▶ [Aim of the task]:
Copy the listing verbatim, excluding any images found in it.
** start of Material **
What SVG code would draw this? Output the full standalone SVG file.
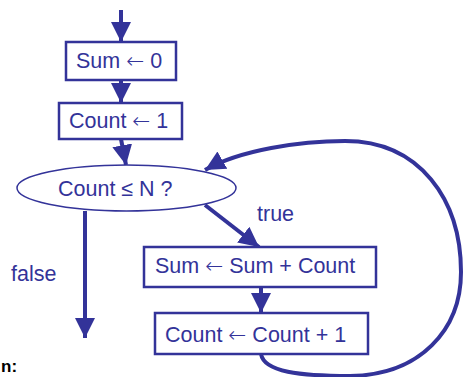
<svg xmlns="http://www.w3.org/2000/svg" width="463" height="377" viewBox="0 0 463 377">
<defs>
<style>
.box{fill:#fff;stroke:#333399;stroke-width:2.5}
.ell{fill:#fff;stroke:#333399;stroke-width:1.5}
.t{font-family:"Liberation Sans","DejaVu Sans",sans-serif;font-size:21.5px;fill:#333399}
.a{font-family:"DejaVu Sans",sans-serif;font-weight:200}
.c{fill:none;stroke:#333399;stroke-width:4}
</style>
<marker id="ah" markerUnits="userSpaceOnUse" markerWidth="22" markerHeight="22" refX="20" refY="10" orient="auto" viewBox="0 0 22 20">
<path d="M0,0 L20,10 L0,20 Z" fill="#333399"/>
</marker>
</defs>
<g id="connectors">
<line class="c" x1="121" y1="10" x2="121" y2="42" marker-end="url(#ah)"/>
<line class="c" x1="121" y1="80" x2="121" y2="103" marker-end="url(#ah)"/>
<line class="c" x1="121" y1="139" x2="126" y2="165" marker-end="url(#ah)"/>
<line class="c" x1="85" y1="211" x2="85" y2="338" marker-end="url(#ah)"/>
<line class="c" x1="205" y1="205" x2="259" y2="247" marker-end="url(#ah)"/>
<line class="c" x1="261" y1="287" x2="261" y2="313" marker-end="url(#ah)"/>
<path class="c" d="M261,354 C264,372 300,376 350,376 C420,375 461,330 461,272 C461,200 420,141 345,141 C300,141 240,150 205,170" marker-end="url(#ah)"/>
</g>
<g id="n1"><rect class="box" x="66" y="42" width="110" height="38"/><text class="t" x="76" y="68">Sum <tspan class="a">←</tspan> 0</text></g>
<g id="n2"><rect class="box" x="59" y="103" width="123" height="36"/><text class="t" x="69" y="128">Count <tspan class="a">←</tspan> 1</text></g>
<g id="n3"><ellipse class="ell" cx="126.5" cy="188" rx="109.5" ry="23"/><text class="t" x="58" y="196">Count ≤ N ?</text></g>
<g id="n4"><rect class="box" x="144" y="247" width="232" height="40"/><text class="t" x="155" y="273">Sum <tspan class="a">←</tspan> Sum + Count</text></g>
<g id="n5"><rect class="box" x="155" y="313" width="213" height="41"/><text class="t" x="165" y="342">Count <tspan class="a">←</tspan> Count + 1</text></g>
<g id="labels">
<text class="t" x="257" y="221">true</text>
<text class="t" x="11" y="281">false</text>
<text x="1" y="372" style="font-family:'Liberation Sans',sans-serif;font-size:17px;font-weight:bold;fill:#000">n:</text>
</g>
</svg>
** end of Material **
▶ [Correct response]:
What SVG code would draw this? Output the full standalone SVG file.
<svg xmlns="http://www.w3.org/2000/svg" width="463" height="377" viewBox="0 0 463 377">
<defs>
<style>
.box{fill:#fff;stroke:#333399;stroke-width:2.5}
.ell{fill:#fff;stroke:#333399;stroke-width:1.5}
.t{font-family:"Liberation Sans","DejaVu Sans",sans-serif;font-size:21.5px;fill:#333399}
.a{font-family:"DejaVu Sans",sans-serif;font-weight:200}
.c{fill:none;stroke:#333399;stroke-width:4}
</style>
<marker id="ah" markerUnits="userSpaceOnUse" markerWidth="22" markerHeight="22" refX="20" refY="10" orient="auto" viewBox="0 0 22 20">
<path d="M0,0 L20,10 L0,20 Z" fill="#333399"/>
</marker>
</defs>
<g id="connectors">
<line class="c" x1="121" y1="10" x2="121" y2="42" marker-end="url(#ah)"/>
<line class="c" x1="121" y1="80" x2="121" y2="103" marker-end="url(#ah)"/>
<line class="c" x1="121" y1="139" x2="126" y2="165" marker-end="url(#ah)"/>
<line class="c" x1="85" y1="211" x2="85" y2="338" marker-end="url(#ah)"/>
<line class="c" x1="205" y1="205" x2="259" y2="247" marker-end="url(#ah)"/>
<line class="c" x1="261" y1="287" x2="261" y2="313" marker-end="url(#ah)"/>
<path class="c" d="M261,354 C264,372 300,376 350,376 C420,375 461,330 461,272 C461,200 420,141 345,141 C300,141 240,150 205,170" marker-end="url(#ah)"/>
</g>
<g id="n1"><rect class="box" x="66" y="42" width="110" height="38"/><text class="t" x="76" y="68">Sum <tspan class="a">←</tspan> 0</text></g>
<g id="n2"><rect class="box" x="59" y="103" width="123" height="36"/><text class="t" x="69" y="128">Count <tspan class="a">←</tspan> 1</text></g>
<g id="n3"><ellipse class="ell" cx="126.5" cy="188" rx="109.5" ry="23"/><text class="t" x="58" y="196">Count ≤ N ?</text></g>
<g id="n4"><rect class="box" x="144" y="247" width="232" height="40"/><text class="t" x="155" y="273">Sum <tspan class="a">←</tspan> Sum + Count</text></g>
<g id="n5"><rect class="box" x="155" y="313" width="213" height="41"/><text class="t" x="165" y="342">Count <tspan class="a">←</tspan> Count + 1</text></g>
<g id="labels">
<text class="t" x="257" y="221">true</text>
<text class="t" x="11" y="281">false</text>
<text x="1" y="372" style="font-family:'Liberation Sans',sans-serif;font-size:17px;font-weight:bold;fill:#000">n:</text>
</g>
</svg>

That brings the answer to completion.